- [SUPPLIED DATA]:
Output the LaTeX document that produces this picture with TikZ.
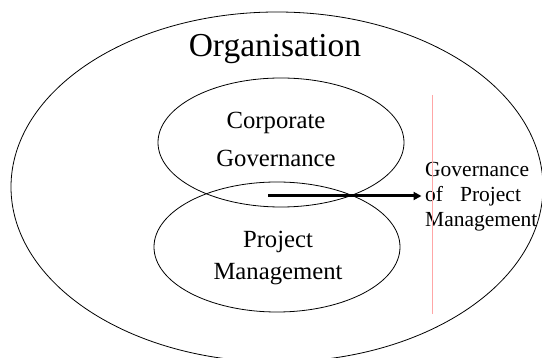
\documentclass[tikz,border=0pt]{standalone}
\usepackage{fontspec}
\setmainfont{Liberation Serif}
\usetikzlibrary{positioning,shapes.geometric,arrows.meta}

\begin{document}
\begin{tikzpicture}[x=1pt,y=-1pt,
	oval/.style={draw, ellipse, inner sep=0pt, line width=0.8pt},
	lbl/.style={inner sep=0pt, align=center, anchor=base}]
	\useasboundingbox (0,0) rectangle (542,358);
	
	\node[oval, minimum width=532pt, minimum height=350pt] (org) at (277,187) {};
	\node[oval, minimum width=246pt, minimum height=129pt] (corp) at (281,142.5) {};
	\node[oval, minimum width=246pt, minimum height=130pt] (pm) at (277,247) {};
	
	% base anchor sits on the last line
	\node[lbl, font=\fontsize{33.5}{40}\selectfont] (orgtxt) at (275,57) {Organisation};
	\node[lbl, font=\fontsize{24.7}{38}\selectfont] (corptxt) at (276,167) {Corporate\\Governance};
	\node[lbl, font=\fontsize{24.7}{32}\selectfont] (pmtxt) at (278,280) {Project\\Management};
	\node[lbl, align=left, anchor=base west, font=\fontsize{21.5}{25}\selectfont] (gpm) at (425,227)
		{Governance\\of\hspace{17pt}Project\\Management};
	
	\draw[red!35, line width=0.8pt] (432,95) -- (432,314);
	
	\coordinate (arrowstart) at (268,196);
	\draw[line width=3pt, -{Triangle[length=8pt,width=8pt]}, shorten >=3.5pt] (arrowstart) -- (arrowstart -| gpm.west);
\end{tikzpicture}
\end{document}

- [DESCRIPTION OF THE TASK]: Reproduce the full listing faithfully, but do not carry over any pictures.

- [FULL OUTPUT]:
Output the LaTeX document that produces this picture with TikZ.
\documentclass[tikz,border=0pt]{standalone}
\usepackage{fontspec}
\setmainfont{Liberation Serif}
\usetikzlibrary{positioning,shapes.geometric,arrows.meta}

\begin{document}
\begin{tikzpicture}[x=1pt,y=-1pt,
	oval/.style={draw, ellipse, inner sep=0pt, line width=0.8pt},
	lbl/.style={inner sep=0pt, align=center, anchor=base}]
	\useasboundingbox (0,0) rectangle (542,358);
	
	\node[oval, minimum width=532pt, minimum height=350pt] (org) at (277,187) {};
	\node[oval, minimum width=246pt, minimum height=129pt] (corp) at (281,142.5) {};
	\node[oval, minimum width=246pt, minimum height=130pt] (pm) at (277,247) {};
	
	% base anchor sits on the last line
	\node[lbl, font=\fontsize{33.5}{40}\selectfont] (orgtxt) at (275,57) {Organisation};
	\node[lbl, font=\fontsize{24.7}{38}\selectfont] (corptxt) at (276,167) {Corporate\\Governance};
	\node[lbl, font=\fontsize{24.7}{32}\selectfont] (pmtxt) at (278,280) {Project\\Management};
	\node[lbl, align=left, anchor=base west, font=\fontsize{21.5}{25}\selectfont] (gpm) at (425,227)
		{Governance\\of\hspace{17pt}Project\\Management};
	
	\draw[red!35, line width=0.8pt] (432,95) -- (432,314);
	
	\coordinate (arrowstart) at (268,196);
	\draw[line width=3pt, -{Triangle[length=8pt,width=8pt]}, shorten >=3.5pt] (arrowstart) -- (arrowstart -| gpm.west);
\end{tikzpicture}
\end{document}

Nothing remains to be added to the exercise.